_Requirements_
From the listing below, pull each line that includes "this".

_Data supplied_
***
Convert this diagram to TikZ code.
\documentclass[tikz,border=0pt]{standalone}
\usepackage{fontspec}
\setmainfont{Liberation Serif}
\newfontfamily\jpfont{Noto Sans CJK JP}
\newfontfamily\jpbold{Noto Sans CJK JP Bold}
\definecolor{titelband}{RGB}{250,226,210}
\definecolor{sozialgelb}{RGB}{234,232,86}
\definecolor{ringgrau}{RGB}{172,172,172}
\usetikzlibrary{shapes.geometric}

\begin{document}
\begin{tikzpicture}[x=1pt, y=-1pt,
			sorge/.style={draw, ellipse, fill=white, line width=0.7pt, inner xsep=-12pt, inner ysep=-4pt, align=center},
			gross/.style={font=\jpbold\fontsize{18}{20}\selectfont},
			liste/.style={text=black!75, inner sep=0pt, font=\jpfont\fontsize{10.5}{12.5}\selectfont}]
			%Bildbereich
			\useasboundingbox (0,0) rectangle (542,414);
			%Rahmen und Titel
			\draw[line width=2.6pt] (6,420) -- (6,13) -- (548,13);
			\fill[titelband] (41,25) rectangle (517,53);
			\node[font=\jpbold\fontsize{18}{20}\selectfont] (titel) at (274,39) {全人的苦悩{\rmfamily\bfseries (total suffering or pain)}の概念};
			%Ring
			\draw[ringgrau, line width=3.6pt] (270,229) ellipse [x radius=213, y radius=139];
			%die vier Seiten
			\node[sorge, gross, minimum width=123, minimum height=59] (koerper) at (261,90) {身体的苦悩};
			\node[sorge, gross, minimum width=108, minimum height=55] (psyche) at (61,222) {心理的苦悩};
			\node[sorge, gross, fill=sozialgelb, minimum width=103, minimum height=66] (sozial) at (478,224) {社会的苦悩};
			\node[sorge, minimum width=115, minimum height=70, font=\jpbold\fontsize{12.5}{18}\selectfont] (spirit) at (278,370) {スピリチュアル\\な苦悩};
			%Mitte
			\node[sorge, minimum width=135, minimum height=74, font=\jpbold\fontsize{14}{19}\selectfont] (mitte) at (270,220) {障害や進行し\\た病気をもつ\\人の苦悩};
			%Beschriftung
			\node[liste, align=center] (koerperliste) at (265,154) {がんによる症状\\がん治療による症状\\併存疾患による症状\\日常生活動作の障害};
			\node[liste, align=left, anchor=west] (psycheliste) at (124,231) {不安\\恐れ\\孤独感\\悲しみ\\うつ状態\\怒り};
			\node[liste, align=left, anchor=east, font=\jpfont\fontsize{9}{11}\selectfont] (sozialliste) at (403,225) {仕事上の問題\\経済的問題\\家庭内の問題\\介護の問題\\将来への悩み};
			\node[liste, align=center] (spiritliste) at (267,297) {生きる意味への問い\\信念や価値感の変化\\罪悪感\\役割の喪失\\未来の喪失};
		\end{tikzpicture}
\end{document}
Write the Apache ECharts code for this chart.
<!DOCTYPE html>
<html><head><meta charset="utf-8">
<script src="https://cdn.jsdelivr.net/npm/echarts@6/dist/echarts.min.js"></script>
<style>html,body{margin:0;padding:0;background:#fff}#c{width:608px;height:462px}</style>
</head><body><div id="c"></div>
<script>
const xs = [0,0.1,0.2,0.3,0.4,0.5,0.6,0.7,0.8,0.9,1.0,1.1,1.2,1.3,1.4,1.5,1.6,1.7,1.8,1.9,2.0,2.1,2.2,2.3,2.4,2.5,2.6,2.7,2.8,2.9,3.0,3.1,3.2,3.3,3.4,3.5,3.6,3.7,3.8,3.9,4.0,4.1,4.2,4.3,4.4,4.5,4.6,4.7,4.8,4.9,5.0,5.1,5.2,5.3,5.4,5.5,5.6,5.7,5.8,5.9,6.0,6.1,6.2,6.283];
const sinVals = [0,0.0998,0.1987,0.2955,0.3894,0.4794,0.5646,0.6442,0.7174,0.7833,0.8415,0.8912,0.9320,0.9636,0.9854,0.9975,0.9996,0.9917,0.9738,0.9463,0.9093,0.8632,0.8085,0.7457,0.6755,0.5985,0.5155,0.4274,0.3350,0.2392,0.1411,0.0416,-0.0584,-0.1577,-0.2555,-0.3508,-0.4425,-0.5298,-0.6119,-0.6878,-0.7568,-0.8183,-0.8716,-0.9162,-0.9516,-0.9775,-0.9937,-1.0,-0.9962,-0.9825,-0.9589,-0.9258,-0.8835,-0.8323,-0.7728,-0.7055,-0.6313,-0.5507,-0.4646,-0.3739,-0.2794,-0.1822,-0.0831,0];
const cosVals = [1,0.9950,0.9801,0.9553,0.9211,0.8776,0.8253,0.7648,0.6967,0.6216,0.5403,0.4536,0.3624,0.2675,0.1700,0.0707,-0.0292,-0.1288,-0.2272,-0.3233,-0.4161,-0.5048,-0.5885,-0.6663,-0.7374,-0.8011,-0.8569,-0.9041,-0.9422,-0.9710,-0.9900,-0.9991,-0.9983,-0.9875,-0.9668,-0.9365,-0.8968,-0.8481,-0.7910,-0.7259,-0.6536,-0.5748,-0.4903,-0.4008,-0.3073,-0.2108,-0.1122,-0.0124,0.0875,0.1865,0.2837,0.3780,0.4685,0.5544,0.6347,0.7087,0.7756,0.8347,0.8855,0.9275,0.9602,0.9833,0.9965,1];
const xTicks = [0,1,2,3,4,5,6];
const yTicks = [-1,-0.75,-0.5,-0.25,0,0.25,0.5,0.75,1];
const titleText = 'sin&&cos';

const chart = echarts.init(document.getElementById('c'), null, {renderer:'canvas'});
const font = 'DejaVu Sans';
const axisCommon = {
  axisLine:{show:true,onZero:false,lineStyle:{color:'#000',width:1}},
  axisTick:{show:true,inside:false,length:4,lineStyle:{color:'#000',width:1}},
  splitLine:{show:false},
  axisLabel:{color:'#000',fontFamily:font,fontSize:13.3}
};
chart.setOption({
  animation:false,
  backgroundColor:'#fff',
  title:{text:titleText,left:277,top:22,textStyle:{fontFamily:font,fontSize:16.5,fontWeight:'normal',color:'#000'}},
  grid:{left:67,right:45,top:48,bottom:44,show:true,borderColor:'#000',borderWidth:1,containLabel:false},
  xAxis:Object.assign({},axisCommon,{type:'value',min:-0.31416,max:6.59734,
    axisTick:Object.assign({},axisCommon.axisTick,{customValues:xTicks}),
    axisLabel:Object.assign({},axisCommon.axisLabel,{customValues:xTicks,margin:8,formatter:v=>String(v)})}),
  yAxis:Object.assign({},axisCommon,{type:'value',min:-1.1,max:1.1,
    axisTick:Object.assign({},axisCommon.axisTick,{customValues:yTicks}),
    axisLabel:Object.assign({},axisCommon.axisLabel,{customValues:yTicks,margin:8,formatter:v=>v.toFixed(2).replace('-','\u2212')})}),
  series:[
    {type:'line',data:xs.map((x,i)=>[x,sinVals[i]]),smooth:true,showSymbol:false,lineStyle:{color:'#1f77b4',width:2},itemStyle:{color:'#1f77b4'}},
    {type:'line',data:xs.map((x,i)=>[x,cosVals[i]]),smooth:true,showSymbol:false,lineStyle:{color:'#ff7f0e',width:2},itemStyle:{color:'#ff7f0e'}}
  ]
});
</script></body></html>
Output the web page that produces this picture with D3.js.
***
_The completed task_
Convert this diagram to TikZ code.
Write the Apache ECharts code for this chart.
Output the web page that produces this picture with D3.js.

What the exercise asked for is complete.